Single by The Justified Ancients of Mu Mu
- Released: 30 November 1987
- Genre: House
- Length: 7:23 ("118bpm" version)
- Label: KLF Communications (UK)
- Songwriters: Jimmy Cauty; Bill Drummond; Tony Hatch;
- Producers: Bill Drummond; Jimmy Cauty;

Drummond and Cauty singles chronology
| "1987 (The JAMs 45 Edits)" (1987) | "Down Town" (1987) | "Burn the Bastards" (1988) |

= Down Town =

"Down Town" was a 1987 release by The Justified Ancients of Mu Mu (better known as The KLF). The song is gospel music driven by house music rhythms, incorporating a sample of Petula Clark's 1964 single "Downtown".

==Origins==
In 1987, Bill Drummond and Jimmy Cauty formed The Justified Ancients of Mu Mu (The JAMs), and busily released provocatively sample-heavy electronic music with beatbox rhythms and Drummond's socially aware raps. Their debut single "All You Need Is Love" and album 1987 (What the Fuck Is Going On?) were both investigated by the Mechanical Copyright Protection Society, who ordered The JAMs to recall and destroy all unsold copies of 1987. A new single, "Whitney Joins The JAMs", followed, along with a satirically edited version of the album, 1987 (The JAMs 45 Edits), and the debut release from spinoff project Disco 2000, "I Gotta CD". By the time of the release of "Whitney Joins The JAMs", the duo's independent record label had been renamed KLF Communications, and in the coming year The Justified Ancients of Mu Mu would mutate into The KLF. In the meantime, "Down Town" was The JAMs' and KLF Communications' final release of 1987, a 7" and 12" single release of 30 November. It did not enter the UK Singles Chart, but made inroads into the UK independent chart.

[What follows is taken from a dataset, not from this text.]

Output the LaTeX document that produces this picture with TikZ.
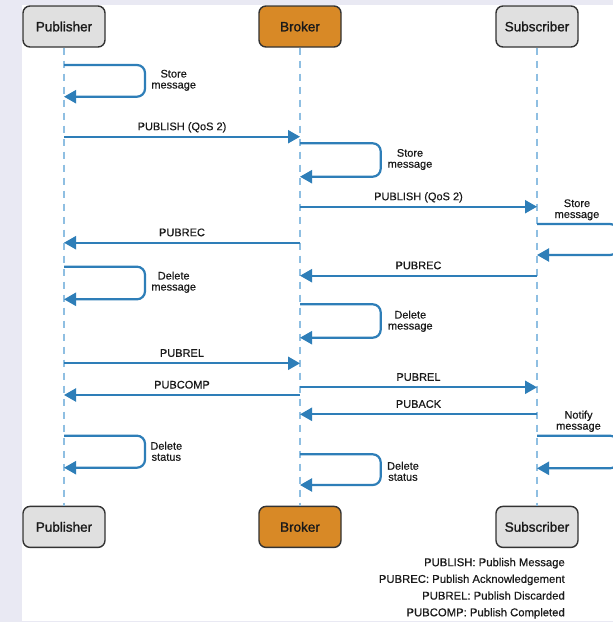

In an interview with NME, Drummond and Cauty maintained that the record was originally intended to be sample-free, but, quoting the Book of Proverbs 26:11, Drummond admitted that "as a dog returneth to his vomit so a fool returneth to his folly". In addition to Petula Clark's "Downtown", "Down Town" used elements of the distinctive bassline to Harold Faltermeyer's 1984 # 1 single "Axel F". Indeed, the labels of the record claimed that: "All sounds on this recording have been captured by The KLF. In the name of Mu, we hereby liberate these sounds from all copyright restrictions, without prejudice". Although The JAMs sought permission from Tony Hatch, who wrote Clark's "Downtown", Drummond admitted in KLF Communications newsletter: "We were surprised to read in the papers that Pet Clarke [sic] had given her permission for us to sample her classic 'Downtown' on our record of the same name. When we attempted to contact her, at her Swiss home, to do just this thing, we didn't get further than her refusing to accept our transfer charge."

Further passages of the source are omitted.